Молодой супрефект покинул Париж как во сне. Он не скрывал своих чувств, однако на его горячие письма Жюльетта отвечала «пунктуально», но холодно-учтиво, что привело его в уныние. Одиночество и ученые занятия предрасполагали к мечтам; он только что закончил «Картину французской литературы», в которую не счел нужным вставить Неккера, что навлекло на него кое-какие неприятности со стороны Коппе, и вскоре должен был приняться за составление «Мемуаров» маркизы де Ларошжаклен.
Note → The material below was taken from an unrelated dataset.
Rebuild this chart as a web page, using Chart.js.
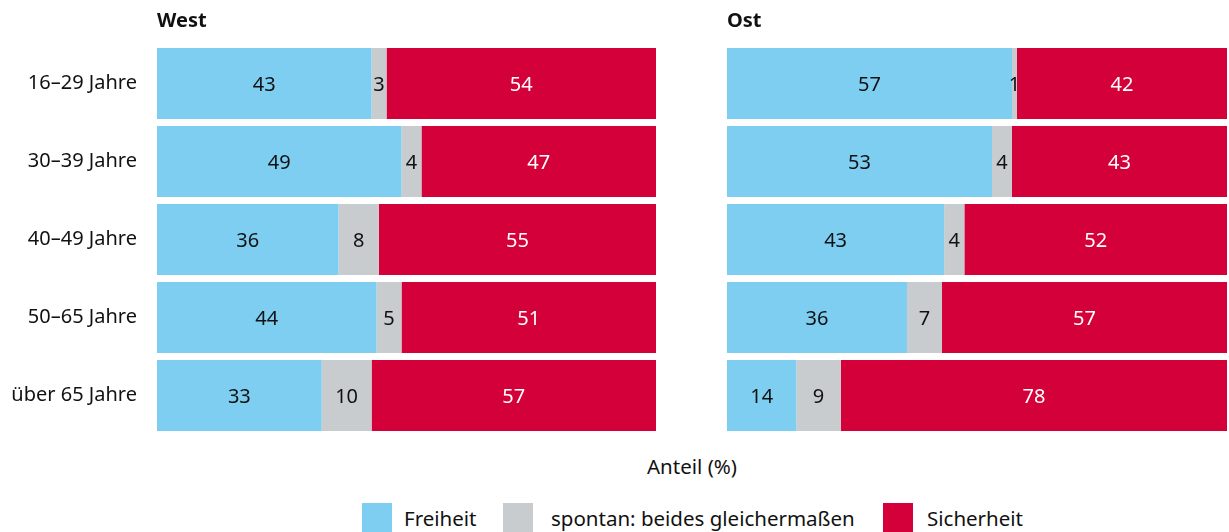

Но все его мысли были устремлены к Парижу и к красивой особе, которую он там оставил.

То ли ее известили, то ли она что-то прочитала между строк писем, получаемых от Проспера и Жюльетты, но г-жа де Сталь вскоре заподозрила, что между ними что-то происходит. Реакция ее была удивительной: впервые она промолчала. Ее молчание по отношению к Жюльетте длилось три месяца.

Г-жа де Сталь никогда не считала г-жу Рекамье своей соперницей — может быть, потому что любила ее, а может, потому что знала о ее неприступности. Хотя после прусского эпизода ей бы следовало быть начеку. На ее глазах и с ее поощрения Жюльетта оставила свою легендарную сдержанность. Она воспылала, и хотя соискатель ее руки вряд ли мог подходить ей долгое время, Жюльетта, это было ясно, оказалась воспламенимой. С прошлого лета ангел превратился в женщину — в женщину, доступную любви…

Г-жа де Сталь заявила, что «от унижения переходит в наступление». Проспера это только подстегнуло, а Жюльетта пришла в отчаяние и принялась всеми силами охлаждать чувство, которое он к ней испытывал.